Calling it painful is both an understatement and misses the point; a body without a soul is just a corpse, after all. The shock of becoming 95% corpse for about five seconds, and then being snapped back to life, is also the sort of psychosomatic shock that tends to result in self-protective unconsciousness.
Something of a problem for someone springing at high velocity (and low accuracy) into a bunch of tree branches, yes, but all things considered, Augustine's only going so far as to make sure she doesn't end up with any permanent injuries to skull or spine.
"Any time now, John," he mutters, finally drawing his rapier. Just in case.
But:
Nope.
No John — unsurprising, it isn't like Alfred's even had long enough to get his attention, necessarily, much less explain what the hell is going on, or where; the girl-turned-monster, or whatever is going on with her, does indeed seem to be out as cold as he could like. Good. Well. Probably he can actually sheathe his rapier again after all, then; he does, too cautious about the claws and fangs and rotten-flower scent of that vile blood on her neck to feel foolish about it.

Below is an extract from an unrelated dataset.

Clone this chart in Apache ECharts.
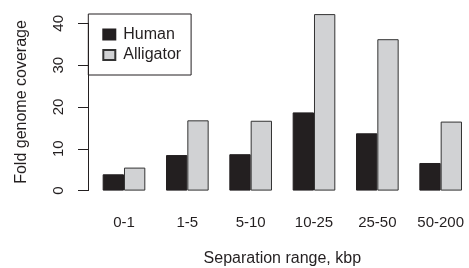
<!DOCTYPE html>
<html>
<head>
<meta charset="utf-8">
<script src="https://cdn.jsdelivr.net/npm/echarts@6/dist/echarts.min.js"></script>
<style>html,body{margin:0;padding:0;background:#fff;}#c{width:469px;height:268px;}</style>
</head>
<body>
<div id="c"></div>
<script>
var categories = ['0-1', '1-5', '5-10', '10-25', '25-50', '50-200'];
var human = [3.9, 8.5, 8.7, 18.7, 13.7, 6.6];
var alligator = [5.5, 16.8, 16.7, 42.2, 36.2, 16.5];
var yTicks = [0, 10, 20, 30, 40];

var FONT = 'Liberation Sans, Arial, Helvetica, sans-serif';
var unit = 167.3 / 40;
var chart = echarts.init(document.getElementById('c'), null, {renderer: 'canvas'});
chart.setOption({
  animation: false,
  backgroundColor: '#ffffff',
  textStyle: {fontFamily: FONT},
  grid: [
    {left: 92.33, width: 380, top: 0, height: 190.6, outerBoundsMode: 'none', containLabel: false},
    {left: 88, width: 1, top: 23.3, height: 167.3, outerBoundsMode: 'none', containLabel: false}
  ],
  xAxis: [
    {
      type: 'category', gridIndex: 0, data: categories,
      axisLine: {show: false}, axisTick: {show: false},
      axisLabel: {margin: 25, fontSize: 15, color: '#231f20', fontFamily: FONT},
      name: 'Separation range, kbp', nameLocation: 'middle', nameGap: 59.5,
      nameTextStyle: {fontSize: 16, color: '#231f20', fontFamily: FONT}
    },
    {type: 'value', gridIndex: 1, show: false}
  ],
  yAxis: [
    {type: 'value', gridIndex: 0, min: 0, max: 190.6 / unit, show: false},
    {
      type: 'value', gridIndex: 1, min: yTicks[0], max: yTicks[yTicks.length - 1], interval: 10,
      axisLine: {show: true, lineStyle: {color: '#231f20', width: 1}},
      axisTick: {show: true, length: 10, lineStyle: {color: '#231f20', width: 1}},
      splitLine: {show: false},
      axisLabel: {rotate: 90, margin: 22, fontSize: 15, color: '#231f20', fontFamily: FONT}
    }
  ],
  legend: {
    orient: 'vertical', left: 88.3, top: 14,
    padding: [12.5, 10, 12, 14], itemGap: 4.5,
    itemWidth: 12, itemHeight: 10,
    borderColor: '#231f20', borderWidth: 1,
    textStyle: {fontSize: 16, color: '#231f20', fontFamily: FONT, lineHeight: 15, padding: [0, 0, 0, 3]},
    data: [{name: 'Human', icon: 'rect'}, {name: 'Alligator', icon: 'rect'}]
  },
  graphic: [{
    type: 'text', x: 21.7, y: 102, rotation: Math.PI / 2,
    style: {text: 'Fold genome coverage', fontSize: 16, fontFamily: FONT, fill: '#231f20', align: 'center', verticalAlign: 'middle'}
  }],
  series: [
    {
      name: 'Human', type: 'bar', data: human, xAxisIndex: 0, yAxisIndex: 0,
      barWidth: 21.33, barGap: '0%',
      itemStyle: {color: '#231f20', borderColor: '#231f20', borderWidth: 1}
    },
    {
      name: 'Alligator', type: 'bar', data: alligator, xAxisIndex: 0, yAxisIndex: 0,
      barWidth: 21.33, barGap: '0%',
      itemStyle: {color: '#d1d2d4', borderColor: '#333333', borderWidth: 1}
    }
  ]
});
</script>
</body>
</html>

He turns his attention to the Beast that had had her attention, and — it's still dressed in a scrap of tunic, only moderately bloodstained, and some of that blood even seems to be human, to his senses. Easy enough for him to dissolve it into its constituent atoms, accelerating entropy in every Beasthood-infected cell, until there's nothing but powdered ash (and if this still adds to the blood pollution endemic around all of Trench, well, he can't tell, and wonders if maybe it doesn't, if nothing liquid spills into the earth) and dust and a scrap of, well, less-stained tunic.
Given that he promptly wraps it around her neck and head and arms, the better to contain her if necessary and keep any of her Vileblood from damaging his clothing — or him — well, the fact it's only less stained and not unstained might be incredibly gross, if she does wake up while still swaddled in it.
Then again, given the rest of the hog-tying and hoisting-over-his-shoulder to haul her back to God, maybe waking up in someone else's nasty shirt is the least of her concerns.
«What? Oh! There you are, just ahead — we're almost to you,» Alfred tells him, somewhere between fretful and relieved (and maybe a little bit horrified that he wasn't there, to protect Augustine, when she sprang at him).